On your definition of FP you're right. But pure functional programming has the following over regular imperative coding:

* Fewer bugs: Pure functions, which have no side effects and depend only on their input parameters, are easier to reason about and test, leading to fewer bugs in the code-base.

* Easier optimisation: Since pure functions do not have any side effects, they can be more easily optimised by the compiler or runtime system. This can lead to improved performance.

* Faster feature addition: The lack of side effects and mutable state in pure functional programming makes it easier to add new features without introducing unintended consequences. This can lead to faster development cycles.

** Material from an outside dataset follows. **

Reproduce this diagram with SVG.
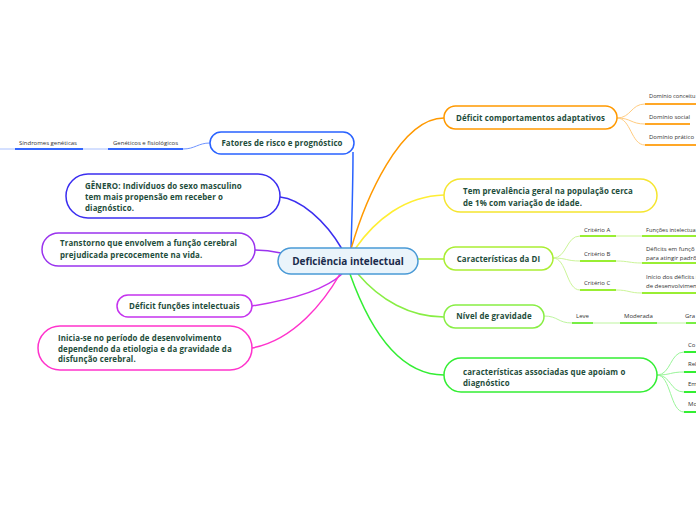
<svg xmlns="http://www.w3.org/2000/svg" width="696" height="520" viewBox="0 0 696 520">
<style>
text{font-family:"Open Sans","Noto Sans",sans-serif;}
.n{font-size:7.9px;font-weight:700;fill:#1e4d3b;letter-spacing:0.12px;}
.s{font-size:6px;fill:#333;}
.e{font-size:5.7px;}
.box{fill:#fff;stroke-width:1.5;}
.c{fill:none;stroke-width:1.5;}
.t{fill:none;stroke-width:1;}
.u{fill:none;stroke-width:2;}
</style>
<rect width="696" height="520" fill="#fff"/>
<g id="connectors">
  <path class="c" d="M351,249 C352,215 353,185 353,152" stroke="#2962ff"/>
  <path class="c" d="M342,249 C325,220 300,199 280,197" stroke="#3b2ef0"/>
  <path class="c" d="M281,253 C272,251 263,250 255,250" stroke="#9a33ee"/>
  <path class="c" d="M252,306 C290,300 325,290 342,274" stroke="#c533ee"/>
  <path class="c" d="M252,348 C295,340 325,300 340,274" stroke="#ff33cc"/>
  <path class="c" d="M351,249 C365,200 400,118 444,118" stroke="#ff9900"/>
  <path class="c" d="M355,249 C375,220 405,196 444,195" stroke="#ffee33"/>
  <path class="c" d="M418,259 L444,259" stroke="#aaee33"/>
  <path class="c" d="M358,274 C380,300 410,317 444,317" stroke="#88ee44"/>
  <path class="c" d="M350,274 C370,330 400,375 444,375" stroke="#33ee33"/>
  <path class="t" d="M210,143 C198,143 195,149 183,149" stroke="#6f94ff"/>
  <path class="u" d="M108,149 L183,149" stroke="#3366ff"/>
  <path class="t" d="M83,149 L108,149" stroke="#a9c0ff"/>
  <path class="u" d="M15,149 L83,149" stroke="#3366ff"/>
  <path class="t" d="M0,149 L15,149" stroke="#a9c0ff"/>
  <path class="t" d="M617,118 C631,118 631,104 645,104" stroke="#ffcc80"/>
  <path class="t" d="M617,118 C631,118 631,124 645,124" stroke="#ffcc80"/>
  <path class="t" d="M617,118 C631,118 631,145 645,145" stroke="#ffcc80"/>
  <path class="u" d="M645,104 L696,104" stroke="#ffa726"/>
  <path class="u" d="M645,124 L690,124" stroke="#ffa726"/>
  <path class="u" d="M645,145 L696,145" stroke="#ffa726"/>
  <path class="t" d="M553,258 C567,258 566,236 580,236" stroke="#ccf599"/>
  <path class="t" d="M553,258 C567,258 566,261 580,261" stroke="#ccf599"/>
  <path class="t" d="M553,258 C567,258 566,290 580,290" stroke="#ccf599"/>
  <path class="u" d="M580,236 L616,236" stroke="#99ee33"/>
  <path class="u" d="M580,261 L616,261" stroke="#99ee33"/>
  <path class="u" d="M580,290 L616,290" stroke="#99ee33"/>
  <path class="t" d="M616,236 L642,236" stroke="#ccf599"/>
  <path class="t" d="M616,261 C629,261 629,263 642,263" stroke="#ccf599"/>
  <path class="t" d="M616,290 C629,290 629,293 642,293" stroke="#ccf599"/>
  <path class="u" d="M642,236 L696,236" stroke="#99ee33"/>
  <path class="u" d="M642,263 L696,263" stroke="#99ee33"/>
  <path class="u" d="M642,293 L696,293" stroke="#99ee33"/>
  <path class="t" d="M544,316 C558,316 558,323 572,323" stroke="#bdf59e"/>
  <path class="u" d="M572,323 L593,323" stroke="#77ee44"/>
  <path class="t" d="M593,323 L620,323" stroke="#bdf59e"/>
  <path class="u" d="M620,323 L657,323" stroke="#77ee44"/>
  <path class="t" d="M657,323 L686,323" stroke="#bdf59e"/>
  <path class="u" d="M686,323 L696,323" stroke="#77ee44"/>
  <path class="t" d="M657,375 C671,375 670,352 684,352" stroke="#99f599"/>
  <path class="t" d="M657,375 C671,375 670,372 684,372" stroke="#99f599"/>
  <path class="t" d="M657,375 C671,375 670,392 684,392" stroke="#99f599"/>
  <path class="t" d="M657,375 C671,375 670,412 684,412" stroke="#99f599"/>
  <path class="u" d="M684,352 L696,352" stroke="#33ee33"/>
  <path class="u" d="M684,372 L696,372" stroke="#33ee33"/>
  <path class="u" d="M684,392 L696,392" stroke="#33ee33"/>
  <path class="u" d="M684,412 L696,412" stroke="#33ee33"/>
</g>
<g id="central">
  <rect x="278" y="248" width="140" height="26" rx="13" fill="#eaf4fb" stroke="#4a9ad6" stroke-width="1.5"/>
  <text x="348" y="265" text-anchor="middle" font-size="10" font-weight="700" fill="#1a2b4c">Deficiência intelectual</text>
</g>
<g id="fatores">
  <rect class="box" x="210" y="132" width="144" height="22" rx="11" stroke="#2962ff"/>
  <text class="n" x="282" y="146" text-anchor="middle">Fatores de risco e prognóstico</text>
</g>
<g id="geneticos"><text class="s" x="113" y="145">Genéticos e fisiológicos</text></g>
<g id="sindromes"><text class="s" x="19" y="145">Síndromes genéticas</text></g>
<g id="genero">
  <rect class="box" x="66" y="174" width="214" height="44" rx="22" stroke="#3b2ef0"/>
  <text class="n" x="85" y="188.5">GÊNERO:  Indivíduos do sexo masculino</text>
  <text class="n" x="85" y="199.5">tem mais propensão em receber o</text>
  <text class="n" x="85" y="210.5">diagnóstico.</text>
</g>
<g id="transtorno">
  <rect class="box" x="42" y="233" width="213" height="33" rx="16.5" stroke="#9a33ee"/>
  <text class="n" x="60" y="246">Transtorno que envolvem a função cerebral</text>
  <text class="n" x="60" y="258">prejudicada precocemente na vida.</text>
</g>
<g id="deficit-funcoes">
  <rect class="box" x="117" y="295" width="135" height="22" rx="11" stroke="#c533ee"/>
  <text class="n" x="184.5" y="309" text-anchor="middle">Déficit funções intelectuais</text>
</g>
<g id="inicia">
  <rect class="box" x="38" y="326" width="214" height="44" rx="22" stroke="#ff33cc"/>
  <text class="n" x="58" y="341">Inicia-se no período de desenvolvimento</text>
  <text class="n" x="58" y="351.5">dependendo da etiologia e da gravidade da</text>
  <text class="n" x="58" y="362">disfunção cerebral.</text>
</g>
<g id="deficit-comportamentos">
  <rect class="box" x="444" y="106" width="173" height="23" rx="11.5" stroke="#ff9900"/>
  <text class="n" x="530.5" y="121" text-anchor="middle">Déficit comportamentos adaptativos</text>
</g>
<g id="dominio-conceitual"><text class="s e" x="649" y="98">Domínio conceitu</text></g>
<g id="dominio-social"><text class="s" x="649" y="119">Domínio social</text></g>
<g id="dominio-pratico"><text class="s" x="649" y="139">Domínio prático</text></g>
<g id="prevalencia">
  <rect class="box" x="444" y="179" width="213" height="33" rx="16.5" stroke="#f5e52f"/>
  <text class="n" x="463" y="194">Tem prevalência geral na população  cerca</text>
  <text class="n" x="463" y="206">de 1% com variação de idade.</text>
</g>
<g id="caracteristicas-di">
  <rect class="box" x="444" y="247" width="109" height="23" rx="11.5" stroke="#aaee33"/>
  <text class="n" x="498.5" y="261.5" text-anchor="middle">Características da DI</text>
</g>
<g id="criterio-a"><text class="s" x="584" y="232">Critério A</text></g>
<g id="criterio-b"><text class="s" x="584" y="256">Critério B</text></g>
<g id="criterio-c"><text class="s" x="584" y="285">Critério C</text></g>
<g id="funcoes-intelectuais"><text class="s e" x="646" y="232">Funções intelectua</text></g>
<g id="deficits-funcoes">
  <text class="s" x="646" y="251">Déficits em funçõ</text>
  <text class="s" x="646" y="260">para atingir padrõ</text>
</g>
<g id="inicio-deficits">
  <text class="s" x="646" y="279">Início dos déficits i</text>
  <text class="s" x="646" y="288">de desenvolvimen</text>
</g>
<g id="nivel">
  <rect class="box" x="444" y="305" width="100" height="23" rx="11.5" stroke="#88ee44"/>
  <text class="n" x="494" y="319" text-anchor="middle">Nível de gravidade</text>
</g>
<g id="leve"><text class="s" x="576" y="318">Leve</text></g>
<g id="moderada"><text class="s" x="624" y="318">Moderada</text></g>
<g id="grave"><text class="s" x="685" y="318">Gra</text></g>
<g id="associadas">
  <rect class="box" x="444" y="358" width="213" height="34" rx="17" stroke="#33ee33"/>
  <text class="n" x="463" y="374.5">características associadas que apoiam o</text>
  <text class="n" x="463" y="385.5">diagnóstico</text>
</g>
<g id="co"><text class="s" x="688" y="347">Co</text></g>
<g id="rel"><text class="s" x="688" y="366">Rel</text></g>
<g id="em"><text class="s" x="688" y="386">Em</text></g>
<g id="mo"><text class="s" x="688" y="406">Mo</text></g>
</svg>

* Improved code clarity: Pure functions are self-contained and independent, making the code more modular and easier to understand. This can improve code maintainability.

* Parallelisation: Pure functions can be easily parallelised, as they do not depend on shared mutable state, which can lead to improved scalability.

* Composition: This is the big one. Only pure functional programming has truly effective composition. Composition with impure components sums the impurities into a sea of undeclared complexity that is hard for the human brain to reason about. Whereas composing pure functions leads to new pure functions – it's pure all the way down, it's turtles all the way down. I find it so much easier to write code when I don't have to worry about what's going on inside every function I use.

That's obviously way beyond just having a declarative return type. And in languages like C# you have to be extremely self-disciplined to 'do the right thing'. But what I've found (after being a procedural dev for ~15 years, then a OO dev for ~15 years, and now an FP dev for about 12 years) is that pure functional programming is just easier on my brain. It makes sense in the way that a mathematical proof makes sense.

YMMV of course, but for me it was a revelation.